Monday 19 May 2008

George "Show" Jones



There was a real sense of excitement in the crowd hanging around the enormous tourbuses at the Ryman Auditorium. They pretended, as fans do, that they were enjoying the last of the afternoon's sunshine rather than waiting for the chance to be in the same space as George Jones... No stage, no lights, we could believe that we are of the same species. But this would be a fiction and deep down everybody knew it, George is not one of us, he is more than a mere celebrity, more even than a star, George is the crowned head of country music aristocracy but even this does not quite cut it, given his history and his age he is, a little prematurely, up there with the legends Johnny Cash and Hank Williams.

When he arrived on stage the noise was deafening, the level of which was made even more surprising given the age of the audience.



As the show settled in two things became clear, George's bellows have gone but, when he could summon up the wind, his pipes were in perfect working order. The Jones Boys are pitch perfect and seemed to be encouraging the 77 year old with constant smiles and nods. The chat between songs was designed to reinforce the feeling that we were all cut from the same cloth, talk of family, farms, drinkin', cheatin' and derisory comments about "New Country"... I was happy to be carried along until a rather mawkish song honouring the fallen of the Vietnam War, this was illustrated with a film of the wall of remembrance and photographs of "the boys who didn't come home"... All well and good (only idiots blame soldiers for wars) but as the film progressed I noticed that we were only shown photographs of white people, a distinctly uncomfortable misrepresentation given the disproportionate number of black soldiers.
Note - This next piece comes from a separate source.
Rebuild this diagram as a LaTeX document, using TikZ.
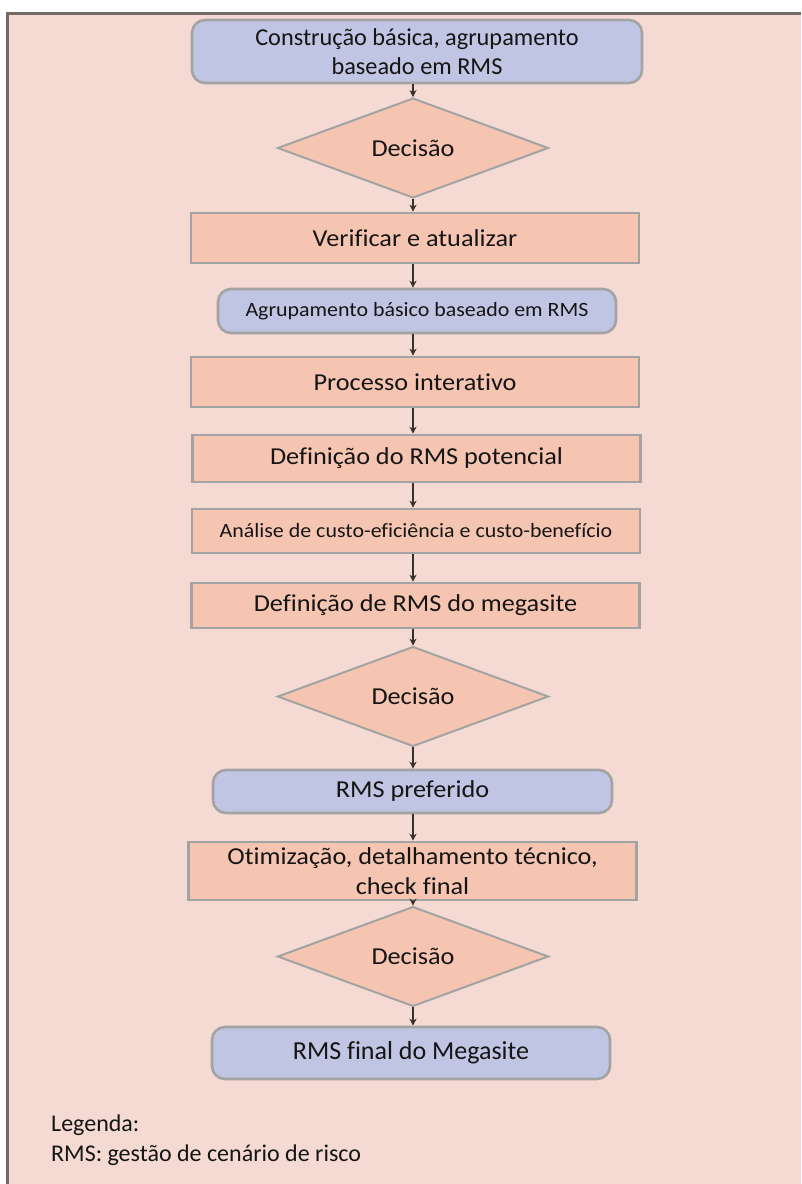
\documentclass[tikz,border=0pt]{standalone}
\usepackage{fontspec}
\setmainfont{Carlito}[Ligatures={NoCommon}]
\newfontfamily\widefont{Carlito}[FakeStretch=1.08, Ligatures={NoCommon}]
\usetikzlibrary{shapes.geometric,arrows.meta}

\definecolor{pagebg}{HTML}{F4DAD2}
\definecolor{framecol}{HTML}{766A66}
\definecolor{salmon}{HTML}{F5C5B1}
\definecolor{lilac}{HTML}{BFC5E2}
\definecolor{edgegrey}{HTML}{A3A3A3}
\definecolor{inkcol}{HTML}{151515}
\definecolor{arrowcol}{HTML}{3A2E2A}

\tikzset{
  stepbox/.style={draw=edgegrey, line width=2.6pt, fill=salmon, rectangle,
    inner sep=0pt, minimum width=448pt, text=inkcol, align=center,
    font=\widefont\fontsize{24.3}{30}\selectfont},
  smallstep/.style={stepbox, font=\widefont\fontsize{20.3}{24}\selectfont},
  roundbox/.style={draw=edgegrey, line width=2.6pt, fill=lilac, rectangle,
    rounded corners=13pt, inner sep=0pt, text=inkcol, align=center},
  decisionbox/.style={draw=edgegrey, line width=2pt, fill=salmon, diamond,
    inner sep=0pt, minimum width=271pt, text=inkcol,
    font=\widefont\fontsize{24.3}{30}\selectfont},
  flowarrow/.style={draw=arrowcol, line width=2.2pt,
    -{Stealth[length=7pt,width=7pt]}},
  legendtext/.style={anchor=west, inner sep=0pt, text=inkcol,
    font=\fontsize{24}{28}\selectfont}
}

\begin{document}
\begin{tikzpicture}[x=1pt,y=-1pt]
\useasboundingbox (0,0) rectangle (801,1184);

% page background and frame
\fill[white] (0,0) rectangle (801,1184);
\fill[pagebg] (7,13) rectangle (801,1184);
\draw[framecol, line width=3pt] (7,1184) -- (7,13) -- (801,13);

% column of the connectors
\coordinate (axis) at (413,0);

% flow nodes
\node[roundbox, minimum width=450pt, minimum height=63pt,
      font=\fontsize{24.3}{29}\selectfont] (start) at (417,51.5)
  {Construção básica, agrupamento\\baseado em RMS};
\node[decisionbox, minimum height=84pt] (dec1) at (413,148) {Decisão};
\node[stepbox, minimum height=50pt] (verify) at (415,238) {Verificar e atualizar};
\node[roundbox, minimum width=398pt, minimum height=44pt,
      font=\widefont\fontsize{20.3}{24}\selectfont] (group) at (417,311)
  {Agrupamento básico baseado em RMS};
\node[stepbox, minimum height=50pt] (iter) at (415,382) {Processo interativo};
\node[stepbox, minimum height=47pt] (potential) at (416.5,458.5) {Definição do RMS potencial};
\node[smallstep, minimum height=44pt] (costs) at (416,531)
  {Análise de custo-eficiência e custo-benefício};
\node[stepbox, minimum height=45pt] (mega) at (415.5,605.5) {Definição de RMS do megasite};
\node[decisionbox, minimum height=81pt] (dec2) at (413,696.5) {Decisão};
\node[roundbox, minimum width=399pt, minimum height=43pt,
      font=\widefont\fontsize{24.3}{29}\selectfont] (preferred) at (412.5,791.5)
  {RMS preferido};
\node[stepbox, minimum height=58pt, font=\widefont\fontsize{24.3}{30}\selectfont]
  (optim) at (412.5,871) {Otimização, detalhamento técnico,\\check final};
\node[decisionbox, minimum height=81pt] (dec3) at (413,956.5) {Decisão};
\node[roundbox, minimum width=398pt, minimum height=52pt,
      font=\fontsize{26}{30}\selectfont] (final) at (411,1053)
  {RMS final do Megasite};

% connectors
\draw[flowarrow] (start.south -| axis) -- (dec1.north);
\draw[flowarrow] (dec1.south) -- (verify.north -| axis);
\draw[flowarrow] (verify.south -| axis) -- (group.north -| axis);
\draw[flowarrow] (group.south -| axis) -- (iter.north -| axis);
\draw[flowarrow] (iter.south -| axis) -- (potential.north -| axis);
\draw[flowarrow] (potential.south -| axis) -- (costs.north -| axis);
\draw[flowarrow] (costs.south -| axis) -- (mega.north -| axis);
\draw[flowarrow] (mega.south -| axis) -- (dec2.north);
\draw[flowarrow] (dec2.south) -- (preferred.north -| axis);
\draw[flowarrow] (preferred.south -| axis) -- (optim.north -| axis);
\draw[flowarrow] (optim.south -| axis) -- (dec3.north);
\draw[flowarrow] (dec3.south) -- (final.north -| axis);

% legend
\node[legendtext] (legendtitle) at (51,1125) {Legenda:};
\node[legendtext] (legendrms) at (51,1155) {RMS: gestão de cenário de risco};
\end{tikzpicture}
\end{document}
The show went on for about 2 hours, which I'm sure kept many of the aging and aged crowd up past their bedtime but we all, Nashville nobs to hollering farmers wives, rose to greet "He Stopped Loving Her Today" a deeply sentimental song that could be cloying in less skilled hands than Mr. Jones's... George nailed it.

1 comment:

Anonymous said...

77, eh? I came late to George Jones, via the match made in heaven of GJ and Elvis Costello and 'A Good Year For The Roses'.